I built a diagnostic pipeline that runs an idea past a sequence of specialist advisors — research, a five-voice debate, finance, technical, distribution, legal, customer-experience — and compiles a verdict. The design choice that matters: the advisors stay separate so their disagreement survives, and a person makes the actual call.
A read-only window over the whole operation
A static dashboard assembled from the workspace and run only on my own machine — one pane over projects, ideas, memory and more, with a chat tab that answers from my own material. It can read everything and change nothing.
I built a dashboard that pulls the whole operator system into one view. The design choices that matter: it's read-only by construction (it can't alter what it shows), it's regenerated from source rather than kept as a second copy to drift, and it runs only on my machine — because what it displays is real client and personal material. I'm describing it rather than showing it, for exactly that reason.
How this site updates itself
This site isn't a brochure maintained on the side — it's an output surface of the same operating system it describes, run by the same rules: drop a file and it's a page, promote a piece with one command, and a weekly pass keeps it honest.

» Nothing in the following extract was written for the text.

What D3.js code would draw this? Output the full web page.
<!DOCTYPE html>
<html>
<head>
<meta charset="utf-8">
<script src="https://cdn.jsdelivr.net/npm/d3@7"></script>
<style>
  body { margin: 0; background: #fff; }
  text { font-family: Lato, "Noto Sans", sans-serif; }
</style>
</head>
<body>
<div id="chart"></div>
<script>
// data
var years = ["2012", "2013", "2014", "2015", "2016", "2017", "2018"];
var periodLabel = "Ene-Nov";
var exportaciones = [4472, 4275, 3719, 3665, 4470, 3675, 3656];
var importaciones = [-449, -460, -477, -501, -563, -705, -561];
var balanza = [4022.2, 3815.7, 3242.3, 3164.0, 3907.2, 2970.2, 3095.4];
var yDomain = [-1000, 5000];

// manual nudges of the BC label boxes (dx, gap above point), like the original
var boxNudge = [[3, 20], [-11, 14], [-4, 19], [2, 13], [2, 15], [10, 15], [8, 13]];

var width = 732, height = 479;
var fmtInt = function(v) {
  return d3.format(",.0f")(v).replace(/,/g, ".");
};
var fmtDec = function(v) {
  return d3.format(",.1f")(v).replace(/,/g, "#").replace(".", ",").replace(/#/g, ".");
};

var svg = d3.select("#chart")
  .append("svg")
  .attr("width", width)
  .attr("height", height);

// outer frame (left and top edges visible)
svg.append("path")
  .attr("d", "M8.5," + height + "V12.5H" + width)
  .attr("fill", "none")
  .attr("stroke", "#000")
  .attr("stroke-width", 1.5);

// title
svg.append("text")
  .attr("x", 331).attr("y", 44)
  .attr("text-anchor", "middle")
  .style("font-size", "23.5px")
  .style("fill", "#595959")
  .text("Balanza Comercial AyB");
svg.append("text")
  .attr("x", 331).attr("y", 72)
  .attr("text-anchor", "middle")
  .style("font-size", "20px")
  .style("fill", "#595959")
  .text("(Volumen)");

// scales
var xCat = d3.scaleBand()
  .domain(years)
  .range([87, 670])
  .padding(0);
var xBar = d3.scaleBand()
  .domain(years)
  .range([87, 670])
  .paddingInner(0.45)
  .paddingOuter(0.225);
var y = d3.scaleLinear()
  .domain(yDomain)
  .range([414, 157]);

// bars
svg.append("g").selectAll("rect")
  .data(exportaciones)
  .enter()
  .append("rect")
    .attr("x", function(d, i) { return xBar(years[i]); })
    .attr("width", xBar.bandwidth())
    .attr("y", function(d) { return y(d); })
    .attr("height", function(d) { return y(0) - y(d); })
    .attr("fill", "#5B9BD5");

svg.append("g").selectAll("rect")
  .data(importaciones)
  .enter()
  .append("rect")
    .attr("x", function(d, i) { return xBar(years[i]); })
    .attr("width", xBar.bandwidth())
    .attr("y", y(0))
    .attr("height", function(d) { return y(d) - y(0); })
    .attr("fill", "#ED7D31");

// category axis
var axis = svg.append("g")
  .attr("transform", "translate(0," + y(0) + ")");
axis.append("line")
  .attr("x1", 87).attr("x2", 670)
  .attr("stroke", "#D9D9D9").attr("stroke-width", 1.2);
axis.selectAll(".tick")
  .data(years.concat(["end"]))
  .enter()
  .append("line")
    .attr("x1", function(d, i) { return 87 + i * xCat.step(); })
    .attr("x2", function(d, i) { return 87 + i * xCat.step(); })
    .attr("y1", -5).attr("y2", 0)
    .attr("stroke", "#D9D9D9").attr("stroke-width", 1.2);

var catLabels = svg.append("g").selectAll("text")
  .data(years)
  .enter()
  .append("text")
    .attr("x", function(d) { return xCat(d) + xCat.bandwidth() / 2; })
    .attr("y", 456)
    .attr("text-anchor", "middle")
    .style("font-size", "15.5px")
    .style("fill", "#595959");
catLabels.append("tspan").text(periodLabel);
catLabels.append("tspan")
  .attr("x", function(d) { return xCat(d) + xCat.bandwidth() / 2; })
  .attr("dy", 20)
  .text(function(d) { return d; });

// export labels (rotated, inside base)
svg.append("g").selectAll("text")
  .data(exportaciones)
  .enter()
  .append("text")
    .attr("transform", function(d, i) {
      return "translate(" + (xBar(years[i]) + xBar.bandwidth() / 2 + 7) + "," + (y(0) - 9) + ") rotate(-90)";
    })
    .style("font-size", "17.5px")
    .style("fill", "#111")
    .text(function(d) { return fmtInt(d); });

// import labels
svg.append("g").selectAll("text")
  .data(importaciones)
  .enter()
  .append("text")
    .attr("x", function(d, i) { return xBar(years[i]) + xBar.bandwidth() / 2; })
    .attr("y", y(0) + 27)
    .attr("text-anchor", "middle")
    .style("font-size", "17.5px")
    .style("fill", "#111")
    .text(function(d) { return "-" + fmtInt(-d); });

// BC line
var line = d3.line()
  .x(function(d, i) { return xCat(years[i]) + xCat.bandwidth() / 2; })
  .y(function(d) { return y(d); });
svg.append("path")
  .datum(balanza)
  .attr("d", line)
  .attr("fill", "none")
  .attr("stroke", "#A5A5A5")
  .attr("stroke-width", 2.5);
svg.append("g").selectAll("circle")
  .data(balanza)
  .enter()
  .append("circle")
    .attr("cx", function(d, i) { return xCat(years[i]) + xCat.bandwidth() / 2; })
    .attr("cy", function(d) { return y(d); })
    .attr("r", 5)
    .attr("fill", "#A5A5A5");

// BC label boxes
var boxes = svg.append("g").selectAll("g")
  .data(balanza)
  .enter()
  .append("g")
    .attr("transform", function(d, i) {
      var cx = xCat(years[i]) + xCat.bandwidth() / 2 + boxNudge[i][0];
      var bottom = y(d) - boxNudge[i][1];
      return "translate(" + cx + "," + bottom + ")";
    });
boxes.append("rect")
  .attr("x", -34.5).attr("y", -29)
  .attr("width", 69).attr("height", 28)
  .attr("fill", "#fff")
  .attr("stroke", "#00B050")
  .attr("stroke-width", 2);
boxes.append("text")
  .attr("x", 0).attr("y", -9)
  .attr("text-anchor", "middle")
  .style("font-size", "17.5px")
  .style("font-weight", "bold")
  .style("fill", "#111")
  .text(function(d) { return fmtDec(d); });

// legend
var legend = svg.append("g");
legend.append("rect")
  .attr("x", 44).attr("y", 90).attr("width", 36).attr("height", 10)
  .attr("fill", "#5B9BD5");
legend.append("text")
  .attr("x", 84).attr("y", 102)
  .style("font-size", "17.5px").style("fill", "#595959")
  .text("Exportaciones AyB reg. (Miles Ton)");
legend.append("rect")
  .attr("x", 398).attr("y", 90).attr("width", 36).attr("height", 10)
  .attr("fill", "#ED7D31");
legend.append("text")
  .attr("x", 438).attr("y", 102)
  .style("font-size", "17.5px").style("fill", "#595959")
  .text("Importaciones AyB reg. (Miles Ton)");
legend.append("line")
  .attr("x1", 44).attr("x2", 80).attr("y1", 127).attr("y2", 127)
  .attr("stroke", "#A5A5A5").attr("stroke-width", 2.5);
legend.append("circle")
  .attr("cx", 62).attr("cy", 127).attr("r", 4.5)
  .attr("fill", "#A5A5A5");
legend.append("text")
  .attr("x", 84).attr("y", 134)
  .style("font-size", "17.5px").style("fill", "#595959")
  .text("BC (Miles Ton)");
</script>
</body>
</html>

Adding a page here is a one-file change; a /promote command turns a workspace artefact into a guardrailed page; a sync step reconciles the live numbers with their source; and every push deploys itself. It's deliberately not fully automatic — the editorial and privacy gates are the point — but drift has a scheduled catch.
A high bar, not a schedule
I started a publication and built the brakes in first: a gate whose default answer is 'no', a cadence that waits for something worth saying, and a definition of success that ignores the subscriber count.

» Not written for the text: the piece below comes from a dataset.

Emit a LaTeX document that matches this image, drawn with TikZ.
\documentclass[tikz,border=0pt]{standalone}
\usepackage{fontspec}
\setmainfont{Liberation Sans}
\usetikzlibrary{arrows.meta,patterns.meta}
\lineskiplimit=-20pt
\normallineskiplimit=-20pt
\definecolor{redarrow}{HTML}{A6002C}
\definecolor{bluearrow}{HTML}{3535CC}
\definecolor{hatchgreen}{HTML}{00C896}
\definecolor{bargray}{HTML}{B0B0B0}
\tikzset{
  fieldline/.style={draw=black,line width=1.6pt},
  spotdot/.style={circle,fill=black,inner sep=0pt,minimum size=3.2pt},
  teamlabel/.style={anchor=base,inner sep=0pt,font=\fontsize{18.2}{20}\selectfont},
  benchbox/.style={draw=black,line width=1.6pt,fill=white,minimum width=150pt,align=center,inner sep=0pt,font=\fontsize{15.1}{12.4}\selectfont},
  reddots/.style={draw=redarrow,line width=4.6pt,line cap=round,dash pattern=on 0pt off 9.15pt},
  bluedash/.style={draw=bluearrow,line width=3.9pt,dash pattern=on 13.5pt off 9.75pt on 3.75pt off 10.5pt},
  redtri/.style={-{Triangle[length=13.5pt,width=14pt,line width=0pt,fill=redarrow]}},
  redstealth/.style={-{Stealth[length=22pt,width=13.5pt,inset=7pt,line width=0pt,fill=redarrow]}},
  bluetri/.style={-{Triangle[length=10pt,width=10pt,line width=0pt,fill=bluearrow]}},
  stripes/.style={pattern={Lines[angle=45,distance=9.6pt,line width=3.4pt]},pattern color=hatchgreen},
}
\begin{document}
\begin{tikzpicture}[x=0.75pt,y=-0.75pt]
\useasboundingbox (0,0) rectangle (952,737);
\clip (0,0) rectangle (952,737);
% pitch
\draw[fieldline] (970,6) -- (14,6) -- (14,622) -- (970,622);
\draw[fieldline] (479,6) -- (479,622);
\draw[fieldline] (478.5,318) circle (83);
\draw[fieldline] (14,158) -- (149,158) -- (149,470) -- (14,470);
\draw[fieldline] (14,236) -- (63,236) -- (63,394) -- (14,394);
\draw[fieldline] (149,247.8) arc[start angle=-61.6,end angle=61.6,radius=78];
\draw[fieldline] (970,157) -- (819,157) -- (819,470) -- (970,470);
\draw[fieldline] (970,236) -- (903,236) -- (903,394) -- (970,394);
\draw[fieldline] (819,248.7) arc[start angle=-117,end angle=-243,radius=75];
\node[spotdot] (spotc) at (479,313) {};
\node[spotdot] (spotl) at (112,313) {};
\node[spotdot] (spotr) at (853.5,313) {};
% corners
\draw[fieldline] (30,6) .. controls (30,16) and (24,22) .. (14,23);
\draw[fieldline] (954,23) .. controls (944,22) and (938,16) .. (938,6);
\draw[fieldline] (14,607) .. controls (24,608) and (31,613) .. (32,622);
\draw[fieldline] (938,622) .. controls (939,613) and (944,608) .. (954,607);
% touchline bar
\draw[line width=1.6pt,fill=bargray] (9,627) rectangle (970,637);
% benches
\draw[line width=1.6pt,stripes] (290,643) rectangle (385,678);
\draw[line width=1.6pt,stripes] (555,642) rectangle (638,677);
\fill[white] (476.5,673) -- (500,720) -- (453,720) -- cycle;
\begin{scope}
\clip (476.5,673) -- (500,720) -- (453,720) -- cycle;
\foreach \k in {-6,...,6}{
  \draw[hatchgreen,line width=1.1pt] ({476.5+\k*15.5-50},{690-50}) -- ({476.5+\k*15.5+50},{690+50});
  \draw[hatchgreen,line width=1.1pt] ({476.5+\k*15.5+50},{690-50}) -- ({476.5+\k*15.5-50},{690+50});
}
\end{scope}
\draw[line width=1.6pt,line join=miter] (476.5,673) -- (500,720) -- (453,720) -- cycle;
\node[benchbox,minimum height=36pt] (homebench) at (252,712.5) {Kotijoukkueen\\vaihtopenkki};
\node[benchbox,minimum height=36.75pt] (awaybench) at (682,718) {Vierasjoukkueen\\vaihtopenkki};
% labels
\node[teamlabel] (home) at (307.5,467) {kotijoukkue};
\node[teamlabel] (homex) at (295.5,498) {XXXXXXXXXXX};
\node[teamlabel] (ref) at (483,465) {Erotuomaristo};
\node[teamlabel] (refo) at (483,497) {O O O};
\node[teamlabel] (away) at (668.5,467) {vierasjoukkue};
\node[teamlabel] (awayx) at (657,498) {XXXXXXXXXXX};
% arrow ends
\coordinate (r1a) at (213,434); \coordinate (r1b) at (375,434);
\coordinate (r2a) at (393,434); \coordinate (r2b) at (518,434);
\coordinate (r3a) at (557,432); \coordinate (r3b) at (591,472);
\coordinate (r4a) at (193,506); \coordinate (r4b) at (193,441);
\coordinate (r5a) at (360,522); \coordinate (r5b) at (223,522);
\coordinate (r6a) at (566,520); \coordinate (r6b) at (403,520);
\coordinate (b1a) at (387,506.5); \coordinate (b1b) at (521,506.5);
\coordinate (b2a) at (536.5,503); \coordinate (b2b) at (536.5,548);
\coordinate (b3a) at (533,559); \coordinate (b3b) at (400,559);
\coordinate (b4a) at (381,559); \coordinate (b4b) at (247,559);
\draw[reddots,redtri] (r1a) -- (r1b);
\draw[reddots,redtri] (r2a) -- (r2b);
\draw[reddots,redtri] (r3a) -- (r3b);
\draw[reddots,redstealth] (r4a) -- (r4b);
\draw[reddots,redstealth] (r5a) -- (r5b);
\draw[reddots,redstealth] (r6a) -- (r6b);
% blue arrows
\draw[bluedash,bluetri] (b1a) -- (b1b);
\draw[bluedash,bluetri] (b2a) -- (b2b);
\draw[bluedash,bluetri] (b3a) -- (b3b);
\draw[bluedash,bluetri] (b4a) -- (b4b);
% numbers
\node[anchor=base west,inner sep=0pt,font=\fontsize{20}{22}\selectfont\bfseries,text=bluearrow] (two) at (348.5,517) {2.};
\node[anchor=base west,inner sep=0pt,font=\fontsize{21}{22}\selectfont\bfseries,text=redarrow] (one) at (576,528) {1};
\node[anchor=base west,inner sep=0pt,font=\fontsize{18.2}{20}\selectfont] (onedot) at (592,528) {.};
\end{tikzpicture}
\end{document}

I run a point-of-view publication on operating AI-first. The part worth explaining isn't the writing — it's the gate in front of it: four tests a piece has to pass to earn a post, a rhythm set by having something to say rather than a calendar, and a measure of success that's about who can be sent a link, not how many people subscribed.
Assume the input is hostile
Before trusting my own agents, I attacked them — then hardened every skill that reads text I don't control. The boundary that matters isn't the skill; it's where the words come from.

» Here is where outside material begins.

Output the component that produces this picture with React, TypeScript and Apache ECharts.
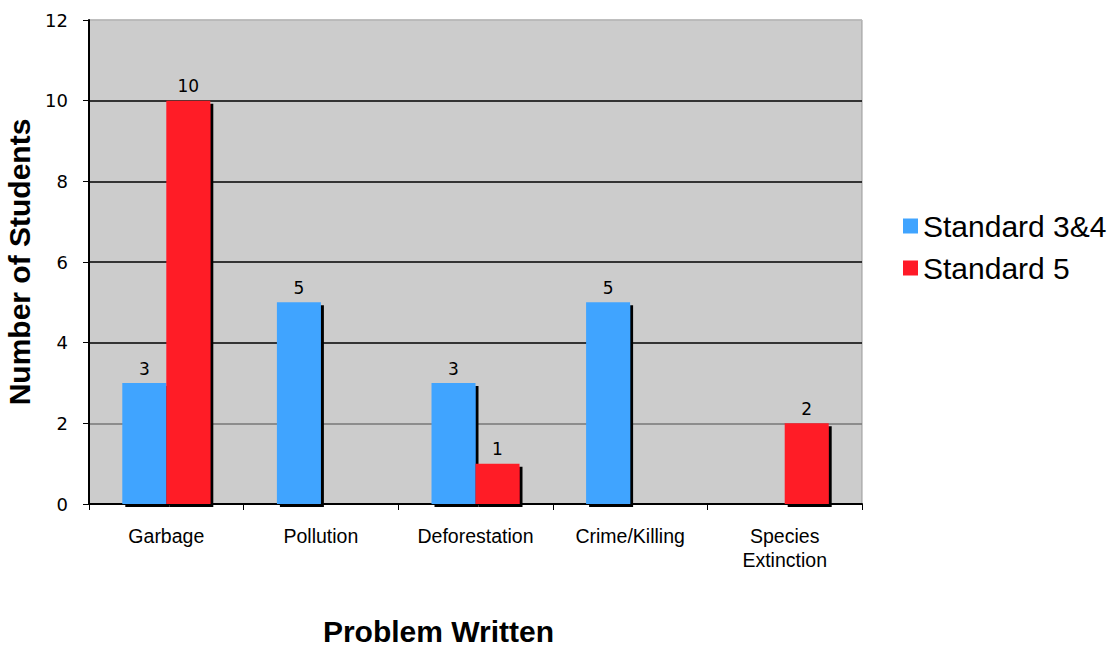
import React, { useEffect, useRef } from "react";
import * as echarts from "echarts";

const categories = ["Garbage", "Pollution", "Deforestation", "Crime/Killing", "Species\nExtinction"];
const std34 = [3, 5, 3, 5, null];
const std5 = [10, null, 1, null, 2];
const seriesNames = ["Standard 3&4", "Standard 5"];
const yTicks = { min: 0, max: 12, interval: 2 };

export default function App() {
  const ref = useRef<HTMLDivElement>(null);
  useEffect(() => {
    const chart = echarts.init(ref.current!, null, { renderer: "svg" });
    const labelStyle = {
      show: true,
      position: "top" as const,
      color: "#000",
      fontSize: 17,
      fontFamily: "DejaVu Sans",
      distance: 6,
    };
    const shadow = { shadowColor: "#000", shadowOffsetX: 3, shadowOffsetY: 3, shadowBlur: 0 };
    chart.setOption({
      animation: false,
      grid: {
        left: 89,
        right: 253,
        top: 20,
        bottom: 142,
        show: true,
        backgroundColor: "#cccccc",
        borderColor: "#999",
        borderWidth: 1,
        outerBoundsMode: "none",
        containLabel: false,
      },
      legend: {
        orient: "vertical",
        left: 898,
        top: 206,
        itemWidth: 15,
        itemHeight: 15,
        itemGap: 12,
        icon: "rect",
        textStyle: { fontSize: 30, fontFamily: "Liberation Sans", color: "#000" },
        data: seriesNames,
      },
      xAxis: {
        type: "category",
        data: categories,
        name: "Problem Written",
        nameLocation: "middle",
        nameGap: 112,
        nameTextStyle: {
          fontSize: 30,
          fontWeight: "bold",
          fontFamily: "Liberation Sans",
          color: "#000",
          padding: [0, 74, 0, 0],
        },
        axisLine: { lineStyle: { color: "#000", width: 2 } },
        axisTick: { show: true, length: 6, lineStyle: { color: "#000", width: 1 } },
        axisLabel: {
          color: "#000",
          fontSize: 19.5,
          fontFamily: "Liberation Sans",
          margin: 20,
          lineHeight: 24,
        },
      },
      yAxis: {
        type: "value",
        min: yTicks.min,
        max: yTicks.max,
        interval: yTicks.interval,
        name: "Number of Students",
        nameLocation: "middle",
        nameGap: 50,
        nameTextStyle: { fontSize: 30, fontWeight: "bold", fontFamily: "Liberation Sans", color: "#000" },
        axisLine: { show: true, lineStyle: { color: "#000", width: 2 } },
        axisTick: { show: true, length: 6, lineStyle: { color: "#000" } },
        axisLabel: { color: "#000", fontSize: 18, fontFamily: "DejaVu Sans", margin: 21 },
        splitLine: {
          show: true,
          lineStyle: { color: ["#000", "#777", "#000", "#000", "#000", "#000", "#bbb"], width: 1.5 },
        },
      },
      series: [
        {
          name: seriesNames[0],
          type: "bar",
          data: std34,
          barWidth: 44,
          barGap: "0%",
          itemStyle: { color: "#40a4ff", ...shadow },
          label: labelStyle,
        },
        {
          name: seriesNames[1],
          type: "bar",
          data: std5,
          barWidth: 44,
          barGap: "0%",
          itemStyle: { color: "#ff1a28", ...shadow },
          label: labelStyle,
        },
      ],
    });
    return () => chart.dispose();
  }, []);
  return (
    <div
      ref={ref}
      style={{ position: "fixed", left: 0, top: 0, width: 1115, height: 646, background: "#fff" }}
    />
  );
}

I ran a prompt-injection red-team against my own AI agents: wrote the attacks myself, found six that landed, and added a trust boundary to each skill that reads outside text — web pages, emails, dropped files, transcripts. The honest part is the level it reaches. These are instruction-level defences, not structural ones, and the write-up says so rather than claiming the problem closed.
Deciding what I won't do
Before taking on a client, I wrote down how I'd handle their data, their IP, and the risk of putting AI into a real business. Most of the document turned out to be restraint — the things I decided not to do.
I wrote an IP and compliance position for the consultancy before there was a client to attach it to: who owns what, on whose behalf I act, and where AI does and doesn't belong. The useful part is how much of it is subtraction — no AI deciding about people, nothing high-risk, no training on client data, no client data in anything public. It's a position, not legal cover, and it says so.
A rule you can still break isn't built yet
I had a separate AI, a different model than the one I build with, review my whole operation with one instruction: find where reliability leans on me remembering. The fix, every time, was to move the rule out of my head into something that enforces it.
I ran an outside AI over my workspace as an adversarial reviewer, looking for where trustworthiness depended on memory and discipline rather than enforcement. It found a privacy rule that was policy-only, hand-kept counts that had drifted, and a health check I ran from memory. The repairs turned each into a mechanical control, and I looped the reviewer back over them three times until it converged. The honest limit: the checks report and catch drift; they don't yet self-repair, and I say which rules still ride on me.